Four-byte absolute encodes an IEEE 754 binary32 number in little endian. The encoded number has only 20 bits of coded mantissa (compared to 23 in the original); the lowest 3 bits are fixed to zero, allowing a direct conversion from the wire format to the number (#33). I personally don't want this at all, but the format's flexible view box demands this unfortunate addition.

A flag bit Z is in the lowest position of the decoded integer and, if set, indicates that next coordinates use a compressed relative zero and only one of two coordinates are encoded. Z is assumed to be unset in the four-byte absolute encoding. (As mentioned above, I expect four-byte encoding to be very uncommon anyway.)

In the initial state, Z in the x coordinate (hereafter ZX) and Z in the y coordinate (hereafter ZY) are interpreted as follows:

In the state where the only single coordinate is encoded, Z is interpreted as follows:

It is invalid that the very last coordinates in the run have any Z bit set. (This can be changed to affect the next run for optimization, but I'm not sure it's worth.)

It is equally valid to make this in the other direction, Z=1 indicating previous coordinates had a zero. This however was more difficult to specify and performed slightly worse than the current proposal (70.5% vs. 70.0% of the original).

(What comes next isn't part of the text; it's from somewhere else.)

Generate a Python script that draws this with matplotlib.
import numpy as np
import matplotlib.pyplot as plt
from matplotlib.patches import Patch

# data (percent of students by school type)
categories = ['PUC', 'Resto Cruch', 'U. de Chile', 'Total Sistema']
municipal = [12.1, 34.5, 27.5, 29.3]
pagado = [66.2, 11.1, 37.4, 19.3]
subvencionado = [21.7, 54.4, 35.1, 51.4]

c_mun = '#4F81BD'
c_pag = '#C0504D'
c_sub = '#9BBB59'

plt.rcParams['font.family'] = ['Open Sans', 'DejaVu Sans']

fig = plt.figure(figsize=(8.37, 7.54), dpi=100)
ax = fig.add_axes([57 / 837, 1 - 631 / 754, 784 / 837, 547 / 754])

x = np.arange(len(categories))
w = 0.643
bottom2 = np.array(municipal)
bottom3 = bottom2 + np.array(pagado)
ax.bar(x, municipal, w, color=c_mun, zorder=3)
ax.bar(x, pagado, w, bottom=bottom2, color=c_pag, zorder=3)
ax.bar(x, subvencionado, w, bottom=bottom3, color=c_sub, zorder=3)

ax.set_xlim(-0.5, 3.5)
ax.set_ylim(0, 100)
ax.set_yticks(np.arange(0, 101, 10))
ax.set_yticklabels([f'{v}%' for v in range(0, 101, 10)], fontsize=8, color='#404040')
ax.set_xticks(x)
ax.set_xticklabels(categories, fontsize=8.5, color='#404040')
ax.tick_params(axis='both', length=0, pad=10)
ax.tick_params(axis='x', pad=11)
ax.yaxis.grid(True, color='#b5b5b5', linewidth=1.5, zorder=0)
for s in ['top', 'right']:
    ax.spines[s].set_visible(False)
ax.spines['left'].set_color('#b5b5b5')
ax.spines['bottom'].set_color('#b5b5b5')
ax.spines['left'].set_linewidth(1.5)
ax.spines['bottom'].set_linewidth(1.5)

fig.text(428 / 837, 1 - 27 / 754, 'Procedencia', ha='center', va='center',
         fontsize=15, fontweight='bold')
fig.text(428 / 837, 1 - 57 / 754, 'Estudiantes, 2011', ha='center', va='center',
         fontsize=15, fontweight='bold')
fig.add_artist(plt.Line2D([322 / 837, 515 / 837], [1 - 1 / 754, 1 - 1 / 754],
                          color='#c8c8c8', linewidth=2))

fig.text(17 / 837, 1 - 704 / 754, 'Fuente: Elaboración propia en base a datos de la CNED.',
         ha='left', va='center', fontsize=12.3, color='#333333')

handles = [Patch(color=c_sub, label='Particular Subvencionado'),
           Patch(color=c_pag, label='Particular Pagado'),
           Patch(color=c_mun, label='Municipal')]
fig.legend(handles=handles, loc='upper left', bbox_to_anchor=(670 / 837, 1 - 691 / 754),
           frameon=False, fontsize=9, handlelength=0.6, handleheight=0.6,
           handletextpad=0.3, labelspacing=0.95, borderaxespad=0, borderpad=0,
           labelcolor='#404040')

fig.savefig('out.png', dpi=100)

nigeltao commented 3 years ago

Thanks for the very detailed analysis.

I do have a work-in-progress shuffling of opcodes and coordinate encodings that is essentially 16/16/16 absolute L/Q/C. That seems to pack well enough (total size of the Material Design icon suite is roughly the same before/after), especially after introducing Parallelogram/Rectangle and Ellipse/Circle operations (alluded to in a #4 comment). These P/E opcodes aren't in the SVG path model, but the first one captures a lot of the HVhv axis-aligned rectangles and the second one captures a lot of arc-ops that would otherwise be 4 C instructions (12 pairs of coordinates = 24 numbers).

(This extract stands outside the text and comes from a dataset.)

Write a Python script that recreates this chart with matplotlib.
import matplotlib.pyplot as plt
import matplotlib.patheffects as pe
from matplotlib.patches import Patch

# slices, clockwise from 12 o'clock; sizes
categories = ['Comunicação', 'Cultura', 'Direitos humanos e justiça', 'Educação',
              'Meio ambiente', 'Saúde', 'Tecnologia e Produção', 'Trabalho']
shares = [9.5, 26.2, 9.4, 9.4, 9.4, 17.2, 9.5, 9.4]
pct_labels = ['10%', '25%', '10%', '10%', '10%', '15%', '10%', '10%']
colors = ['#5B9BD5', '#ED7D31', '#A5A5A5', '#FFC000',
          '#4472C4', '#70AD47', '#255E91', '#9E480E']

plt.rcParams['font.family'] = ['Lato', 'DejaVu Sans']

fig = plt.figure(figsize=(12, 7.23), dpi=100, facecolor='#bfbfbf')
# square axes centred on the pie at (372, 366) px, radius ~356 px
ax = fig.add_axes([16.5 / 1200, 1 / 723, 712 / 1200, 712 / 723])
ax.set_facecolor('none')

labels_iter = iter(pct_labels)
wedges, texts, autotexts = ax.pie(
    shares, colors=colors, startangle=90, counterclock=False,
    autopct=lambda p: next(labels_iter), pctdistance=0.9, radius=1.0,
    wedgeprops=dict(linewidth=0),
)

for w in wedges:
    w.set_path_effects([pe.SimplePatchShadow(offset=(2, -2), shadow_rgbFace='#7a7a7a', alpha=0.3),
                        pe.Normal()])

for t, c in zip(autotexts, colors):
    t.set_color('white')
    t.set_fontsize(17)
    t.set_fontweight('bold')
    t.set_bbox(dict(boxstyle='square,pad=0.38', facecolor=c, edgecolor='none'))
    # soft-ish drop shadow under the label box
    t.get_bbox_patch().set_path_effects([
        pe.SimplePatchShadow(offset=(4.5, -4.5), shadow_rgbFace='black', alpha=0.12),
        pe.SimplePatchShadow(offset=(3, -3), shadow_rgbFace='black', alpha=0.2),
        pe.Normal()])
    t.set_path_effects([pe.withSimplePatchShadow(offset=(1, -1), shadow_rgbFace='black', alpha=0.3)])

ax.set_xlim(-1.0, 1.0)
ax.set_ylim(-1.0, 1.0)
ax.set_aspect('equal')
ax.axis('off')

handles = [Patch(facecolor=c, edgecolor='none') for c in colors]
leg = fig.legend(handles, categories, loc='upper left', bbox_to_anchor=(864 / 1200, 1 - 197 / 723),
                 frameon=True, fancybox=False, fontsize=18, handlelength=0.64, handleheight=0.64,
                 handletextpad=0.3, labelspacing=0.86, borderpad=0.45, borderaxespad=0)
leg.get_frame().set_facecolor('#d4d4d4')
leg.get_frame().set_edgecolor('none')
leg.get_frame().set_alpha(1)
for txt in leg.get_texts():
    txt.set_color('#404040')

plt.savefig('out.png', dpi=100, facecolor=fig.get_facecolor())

If that's probably good enough, I'm still tempted to go with absolute coordinates only. I'm not sure if the Z bit you're proposing, or relative ops in general, are worth it anymore. Again, compactness is a goal but not compactness at any cost.

lifthrasiir commented 3 years ago

That makes sense. As noted above, runs of 3 or 4 consecutive H/V commands are also very common, only seconded by runs of a single H/V command. Many of them will directly correspond to P/R operations (whatever it is). I think the relative encoding is still a big win for a small complexity increase, but if P/E operations prove to be efficient enough it can go away.